Bad memory. XT sneers and insults when he disagrees. He is almost always wrong, but never apologizes for his belief in authorities or his nasty remarks. I often ask him why he resorts to insults when in debates. It is always some one elses fault.
Interestingly, I had already addressed part of this earlier in the thread. He did not start sporadically handing out money to the families of bombers until we were already threatenig him with war: it was an effort to get the other Arab states to oppose us as we sought war.
Abu Nidal was a sick man in retirement by the time he moved to Iraq with the intention of living out his days in a more or less neutral country from which he would not be extradited.
Hussein was simply not a significant sponsor of terrorism.
What you don’t do when you are having trouble with the Bloods is shoot the Crips so the Bloods can move in.
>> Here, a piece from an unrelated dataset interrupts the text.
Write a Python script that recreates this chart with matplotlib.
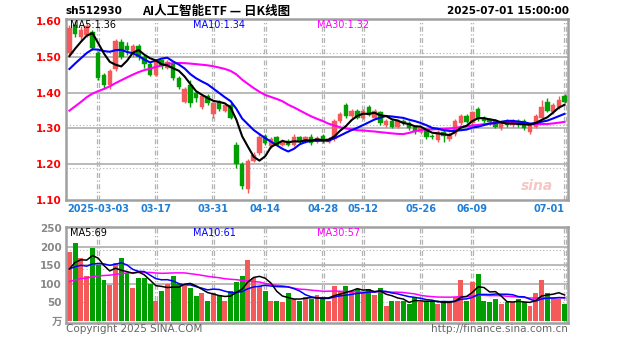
import numpy as np
import pandas as pd
import matplotlib
matplotlib.use("Agg")
import matplotlib.pyplot as plt

plt.rcParams['font.family'] = ['DejaVu Sans', 'Noto Sans CJK SC']

# ---------------- data ----------------
code = "sh512930"
title = "AI人工智能ETF — 日K线图"
stamp = "2025-07-01 15:00:00"

tick_idx = [5, 15, 25, 34, 44, 51, 61, 70, 86]
tick_labels = ['2025-03-03', '03-17', '03-31', '04-14', '04-28', '05-12', '05-26', '06-09', '07-01']

# closes before the first visible day (only used for the moving averages)
pre_close = [1.20, 1.21, 1.19, 1.22, 1.24, 1.23, 1.25, 1.27, 1.26, 1.28,
             1.30, 1.29, 1.31, 1.33, 1.34, 1.36, 1.35, 1.38, 1.40, 1.42,
             1.41, 1.43, 1.44, 1.42, 1.45, 1.46, 1.48, 1.50, 1.49]
pre_vol = [70, 65, 80, 75, 90, 85, 70, 95, 100, 80, 85, 90, 110, 95, 100, 105, 90, 100, 95, 100,
           150, 130, 145, 135, 140, 120, 135, 125, 134]

open_ = [1.51, 1.59, 1.555, 1.56, 1.57, 1.51, 1.45, 1.42, 1.465, 1.54,
         1.53, 1.51, 1.53, 1.50, 1.48, 1.45, 1.49, 1.47, 1.48, 1.44,
         1.375, 1.42, 1.40, 1.36, 1.39, 1.34, 1.375, 1.35, 1.365, 1.255,
         1.20, 1.13, 1.21, 1.23, 1.28, 1.25, 1.275, 1.255, 1.265, 1.255,
         1.275, 1.262, 1.275, 1.265, 1.28, 1.262, 1.27, 1.32, 1.365, 1.335,
         1.35, 1.33, 1.36, 1.33, 1.345, 1.31, 1.32, 1.305, 1.32, 1.315,
         1.305, 1.29, 1.295, 1.28, 1.268, 1.29, 1.27, 1.285, 1.315, 1.335,
         1.315, 1.355, 1.33, 1.325, 1.32, 1.30, 1.322, 1.31, 1.32, 1.32,
         1.29, 1.305, 1.33, 1.375, 1.345, 1.36, 1.39]
close = [1.58, 1.565, 1.575, 1.585, 1.525, 1.44, 1.42, 1.46, 1.545, 1.50,
         1.52, 1.53, 1.50, 1.48, 1.45, 1.49, 1.475, 1.485, 1.44, 1.415,
         1.41, 1.37, 1.385, 1.39, 1.37, 1.37, 1.355, 1.365, 1.33, 1.20,
         1.14, 1.21, 1.225, 1.275, 1.26, 1.27, 1.255, 1.265, 1.255, 1.275,
         1.265, 1.275, 1.26, 1.272, 1.265, 1.27, 1.32, 1.34, 1.335, 1.35,
         1.33, 1.35, 1.338, 1.35, 1.315, 1.32, 1.305, 1.32, 1.315, 1.30,
         1.29, 1.30, 1.275, 1.275, 1.29, 1.28, 1.285, 1.32, 1.335, 1.318,
         1.345, 1.325, 1.32, 1.318, 1.305, 1.315, 1.31, 1.32, 1.312, 1.30,
         1.31, 1.335, 1.36, 1.35, 1.365, 1.38, 1.375]
high = [1.59, 1.60, 1.585, 1.595, 1.575, 1.515, 1.455, 1.465, 1.55, 1.55,
        1.54, 1.535, 1.535, 1.505, 1.485, 1.495, 1.495, 1.49, 1.485, 1.445,
        1.415, 1.435, 1.405, 1.395, 1.395, 1.375, 1.38, 1.37, 1.37, 1.262,
        1.205, 1.215, 1.235, 1.285, 1.285, 1.275, 1.28, 1.27, 1.27, 1.285,
        1.28, 1.28, 1.285, 1.278, 1.285, 1.275, 1.325, 1.345, 1.37, 1.355,
        1.355, 1.355, 1.365, 1.355, 1.35, 1.325, 1.325, 1.325, 1.325, 1.32,
        1.31, 1.305, 1.30, 1.285, 1.295, 1.295, 1.29, 1.325, 1.34, 1.34,
        1.35, 1.36, 1.335, 1.33, 1.325, 1.32, 1.325, 1.325, 1.325, 1.325,
        1.315, 1.34, 1.38, 1.385, 1.37, 1.39, 1.395]
low = [1.50, 1.555, 1.545, 1.555, 1.52, 1.435, 1.41, 1.41, 1.46, 1.495,
       1.505, 1.50, 1.49, 1.47, 1.445, 1.445, 1.465, 1.465, 1.435, 1.41,
       1.37, 1.36, 1.375, 1.355, 1.365, 1.33, 1.35, 1.345, 1.325, 1.19,
       1.13, 1.12, 1.205, 1.225, 1.255, 1.245, 1.25, 1.25, 1.25, 1.25,
       1.26, 1.258, 1.255, 1.26, 1.26, 1.258, 1.265, 1.315, 1.33, 1.33,
       1.325, 1.325, 1.335, 1.325, 1.31, 1.305, 1.30, 1.30, 1.31, 1.295,
       1.285, 1.285, 1.27, 1.27, 1.262, 1.262, 1.265, 1.28, 1.31, 1.315,
       1.31, 1.32, 1.315, 1.31, 1.30, 1.295, 1.305, 1.305, 1.305, 1.295,
       1.285, 1.30, 1.325, 1.345, 1.34, 1.355, 1.37]
volume = [186, 209, 169, 120, 196, 150, 110, 97, 156, 170,
          130, 90, 115, 115, 100, 55, 80, 100, 120, 100,
          95, 90, 67, 75, 55, 75, 70, 55, 80, 105,
          120, 165, 115, 95, 80, 55, 55, 50, 75, 60,
          55, 65, 60, 70, 60, 55, 95, 80, 95, 80,
          85, 75, 85, 70, 90, 40, 55, 55, 55, 45,
          65, 50, 50, 55, 45, 50, 50, 65, 110, 55,
          105, 125, 55, 50, 60, 45, 50, 50, 60, 50,
          40, 75, 110, 75, 60, 60, 45]

price_levels = [1.10, 1.20, 1.30, 1.40, 1.50, 1.60]
vol_levels = [0, 50, 100, 150, 200, 250]
vol_level_labels = ['万', '50', '100', '150', '200', '250']
ma_price_text = ['MA5:1.36', 'MA10:1.34', 'MA30:1.32']
ma_vol_text = ['MA5:69', 'MA10:61', 'MA30:57']

# ---------------- derived ----------------
n = len(close)
x = np.arange(n)
o = np.array(open_); c = np.array(close); h = np.array(high); l = np.array(low)
v = np.array(volume, dtype=float)
allc = pd.Series(pre_close + close)
allv = pd.Series(pre_vol + volume, dtype=float)
npre = len(pre_close)
ma_p = {k: allc.rolling(k).mean().to_numpy()[npre:] for k in (5, 10, 30)}
ma_v = {k: allv.rolling(k).mean().to_numpy()[npre:] for k in (5, 10, 30)}

RED = '#f55a5a'
GREEN = '#009e00'
up = c >= o
cols = np.where(up, RED, GREEN)
line_cols = {5: 'black', 10: '#0000ff', 30: '#ff00ff'}
GRID = '#b4b4b4'
FRAME = '#a0a0a0'

W, H = 627, 342
fig = plt.figure(figsize=(W / 100, H / 100), dpi=100)
ax1 = fig.add_axes([66 / W, 1 - 200 / H, 502 / W, 181 / H])
ax2 = fig.add_axes([66 / W, 1 - 323 / H, 502 / W, 96 / H])

xl = (-0.6, 86.6)
for ax in (ax1, ax2):
    ax.set_xlim(*xl)
    for s in ax.spines.values():
        s.set_color(FRAME)
        s.set_linewidth(1.8)
    ax.tick_params(length=0)
    for t in tick_idx:
        for d in (-0.18, 0.18):
            ax.axvline(t + d, color=GRID, lw=0.9, ls=(0, (4, 2, 1, 2)), zorder=0)

# ---- price panel ----
ax1.set_ylim(1.10, 1.6056)
for lv in price_levels[1:-1]:
    ax1.axhline(lv, color=GRID, lw=1.3, zorder=0)
for lv in (1.51, 1.31, 1.19):
    ax1.axhline(lv, color=GRID, lw=0.8, ls=(0, (1, 2)), zorder=0)

ax1.vlines(x, l, h, colors=cols, lw=1.0, zorder=2)
body_h = np.maximum(np.abs(c - o), 0.003)
ax1.bar(x, body_h, bottom=np.minimum(o, c), width=0.78, color=cols, edgecolor=cols, lw=0.3, zorder=3)
for k in (30, 10, 5):
    ax1.plot(x, ma_p[k], color=line_cols[k], lw=1.5, zorder=4)

ax1.set_yticks(price_levels)
ax1.set_yticklabels([f'{p:.2f}' for p in price_levels], color='#ff0000', fontsize=7.5, fontweight='bold')
ax1.tick_params(axis='y', pad=3)
ax1.set_xticks(tick_idx)
ax1.set_xticklabels(tick_labels, color='#1e7fd8', fontsize=7, fontweight='bold')
ax1.tick_params(axis='x', pad=3)
lbls = ax1.get_xticklabels()
lbls[-1].set_ha('right')

ma_x = [70, 193, 317]
for txt, xx, k in zip(ma_price_text, ma_x, (5, 10, 30)):
    fig.text(xx / W, 1 - 25 / H, txt, color=line_cols[k], fontsize=7, va='center', ha='left')

fig.text(537 / W, 1 - 186 / H, 'sina', color='#f4b8b8', fontsize=10, style='italic',
         fontweight='bold', ha='center', va='center', alpha=0.8)

# ---- volume panel ----
ax2.set_ylim(-5.4, 252.7)
for lv in (100, 150, 200):
    ax2.axhline(lv, color=GRID, lw=1.3, zorder=0)
for lv in (190, 140, 50):
    ax2.axhline(lv, color=GRID, lw=0.8, ls=(0, (1, 2)), zorder=0)
ax2.bar(x, v, width=0.86, color=cols, zorder=2)
for k in (30, 10, 5):
    ax2.plot(x, ma_v[k], color=line_cols[k], lw=1.1, zorder=4)
ax2.set_yticks(vol_levels)
ax2.set_yticklabels(vol_level_labels, color='#888888', fontsize=7.5, fontweight='bold')
ax2.tick_params(axis='y', pad=3)
ax2.set_xticks([])
for txt, xx, k in zip(ma_vol_text, ma_x, (5, 10, 30)):
    fig.text(xx / W, 1 - 233 / H, txt, color=line_cols[k], fontsize=7, va='center', ha='left')

# ---- header / footer ----
fig.text(66 / W, 1 - 11 / H, code, fontsize=7.5, fontweight='bold', va='center', ha='left')
fig.text(142 / W, 1 - 11 / H, title, fontsize=9, fontweight='bold', va='center', ha='left',
         family=['Noto Sans CJK SC', 'DejaVu Sans'])
fig.text(569 / W, 1 - 11 / H, stamp, fontsize=7.5, fontweight='bold', va='center', ha='right')
fig.text(66 / W, 1 - 329 / H, 'Copyright 2025 SINA.COM', fontsize=7.5, color='#666666', va='center', ha='left')
fig.text(568 / W, 1 - 329 / H, 'http://finance.sina.com.cn', fontsize=7.5, color='#666666', va='center', ha='right')

fig.savefig('out.png', dpi=100)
In practical terms, Bush was pretty much the Al Qaeda President; he fought their enemies and promoted their cause.
Probably in no small part because Bush and his fellow Republicans deep down approve of Al Qaeda - a group of religious fanatics - than Saddam Hussein, who was a secularist. In their eyes, something far worse than mere mass murder; better to kill for a God than do anything without one.
:rolleyes: Good grief…this goes beyond irrational. I find it hard to take such a statement serious, even coming from you who are irrational about the subject of both Bush AND religion (yeah, this was a twofer for you).
Either you are trying to yank our collective chain, have taken hyperbole to new, er, depths, or you need to seriously consider a 12 step program…
Oh, please. “Anything is better than godlessness” is a pretty common attitude. The Right is quite open in it’s hatred of secularism, and believers have always thought that nothing is worse than secularism; thus ( for example ) the enthusiasm for supporting fascists by believers, since they were enemies of the godless Communists.